Recently in Department of Ecology Category

Bully for Biomass: Washington Supreme Court Rejects Greenhouse Gas Claims, Upholds Finding of No Significant Environmental Impact for Biomass Facility

February 27, 2014

The Washington Supreme Court today rejected claims that the potential for greenhouse gas ("GHG") from a biomass facility triggers the requirement to prepare a full Environmental Impact Statement under Washington's State Environmental Protection Act ("SEPA"). Today's decision promises to greatly simplify the permitting process for projects planning to use woody biomass and should help clarify how GHG emissions are treated for biomass-fired facilities, a question that has bedeviled courts and regulators in other contexts. PT Air Watchers et al. v. State of Washington et al., No. 88208-8 (issued Feb. 27, 2014).
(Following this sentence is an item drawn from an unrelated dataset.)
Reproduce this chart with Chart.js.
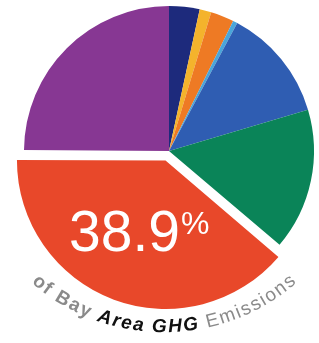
<!DOCTYPE html>
<html>
<head>
<meta charset="utf-8">
<script src="https://cdn.jsdelivr.net/npm/chart.js@4/dist/chart.umd.min.js"></script>
<style>
  html, body { margin: 0; padding: 0; background: #fff; }
  #wrap { width: 319px; height: 343px; }
</style>
</head>
<body>
<div id="wrap"><canvas id="ghgChart" width="319" height="343"></canvas></div>
<script>
// sectors, clockwise from 12 o'clock
const sectors = [
    'Refineries',
    'Agriculture',
    'Waste',
    'High GWP',
    'Electricity',
    'Buildings',
    'Transportation',
    'Industrial / Commercial'
];
const shares = [3.4, 1.3, 2.6, 0.5, 12.6, 15.8, 38.9, 24.9];
const sliceColors = ['#1d2a7c', '#f4b32c', '#ee7a24', '#4aa6da', '#2f5db2', '#0a8458', '#e8482a', '#873793'];
const sliceOffsets = [0, 0, 0, 0, 0, 0, 40, 0];
const highlightIndex = 6;
const captionParts = [
    { text: 'of Bay ', color: '#8a8a8a', font: 'bold 19px "Liberation Sans"' },
    { text: 'Area GHG ', color: '#111111', font: 'italic bold 19px "Liberation Sans"' },
    { text: 'Emissions', color: '#8a8a8a', font: '19px "Liberation Sans"' }
];

const labelPlugin = {
    id: 'ghgLabels',
    afterDraw(chart) {
        const ctx = chart.ctx;
        const arc = chart.getDatasetMeta(0).data[highlightIndex];
        const half = (arc.startAngle + arc.endAngle) / 2;
        const push = sliceOffsets[highlightIndex] / 4;
        const cx = arc.x + Math.cos(half) * (push + arc.outerRadius * 0.52);
        const cy = arc.y + Math.sin(half) * (push + arc.outerRadius * 0.52);

        // big percentage
        const pct = chart.data.datasets[0].data[highlightIndex].toFixed(1);
        ctx.save();
        ctx.fillStyle = '#ffffff';
        ctx.textBaseline = 'alphabetic';
        ctx.textAlign = 'left';
        ctx.font = '57px "Liberation Sans"';
        const wNum = ctx.measureText(pct).width;
        ctx.font = '32px "Liberation Sans"';
        const wPct = ctx.measureText('%').width;
        const left = cx - (wNum + wPct + 1) / 2;
        const base = cy + 20;
        ctx.font = '57px "Liberation Sans"';
        ctx.fillText(pct, left, base);
        ctx.font = '32px "Liberation Sans"';
        ctx.fillText('%', left + wNum + 1, base - 17);
        ctx.restore();

        // curved caption
        const tcx = arc.x - 5, tcy = arc.y - 21, R = 197;
        const startA = 131 * Math.PI / 180, endA = 49 * Math.PI / 180;
        const chars = [];
        let total = 0;
        ctx.save();
        captionParts.forEach(p => {
            ctx.font = p.font;
            for (const ch of p.text) {
                const w = ctx.measureText(ch).width;
                chars.push({ ch, w, p });
                total += w;
            }
        });
        const gap = ((startA - endA) * R - total) / (chars.length - 1);
        let a = startA;
        ctx.textAlign = 'center';
        ctx.textBaseline = 'middle';
        chars.forEach(c => {
            const mid = a - (c.w / 2) / R;
            ctx.save();
            ctx.translate(tcx + Math.cos(mid) * R, tcy + Math.sin(mid) * R);
            ctx.rotate(mid - Math.PI / 2);
            ctx.font = c.p.font;
            ctx.fillStyle = c.p.color;
            ctx.fillText(c.ch, 0, 0);
            ctx.restore();
            a -= (c.w + gap) / R;
        });
        ctx.restore();
    }
};

new Chart(document.getElementById('ghgChart'), {
    type: 'pie',
    data: {
        labels: sectors,
        datasets: [{
            data: shares,
            backgroundColor: sliceColors,
            borderWidth: 0,
            offset: sliceOffsets
        }]
    },
    options: {
        responsive: false,
        animation: false,
        devicePixelRatio: 1,
        radius: 145,
        layout: { padding: { left: 19, right: 0, top: 0, bottom: 41 } },
        plugins: {
            legend: { display: false },
            tooltip: { enabled: false }
        }
    },
    plugins: [labelPlugin]
});
</script>
</body>
</html>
The controversy arose from Port Townsend Paper Company's plans to modernize the boiler at its paper mill by increasing the use of woody biomass to fuel the boiler, increase the boiler's firing efficiency, and adding a 25 megawatt generator to produce electricity. The paper company prepared a SEPA "checklist" in accordance with WAC 197-11-960. The checklist concluded that, because the project would reduce burning of fossil fuels by burning woody biomass instead, it would produce a net reduction in GHG emissions. The Department of Ecology agreed, concluding that no EIS was required because the project would not produce significant environmental impacts. A coalition of local environmental groups challenged this finding, but the challenges were rejected both in an administrative appeal and by the reviewing courts. The Washington Supreme Court accepted review and today affirmed Department of Ecology's finding that no significant environmental impacts requiring preparation of an EIS would result from the project.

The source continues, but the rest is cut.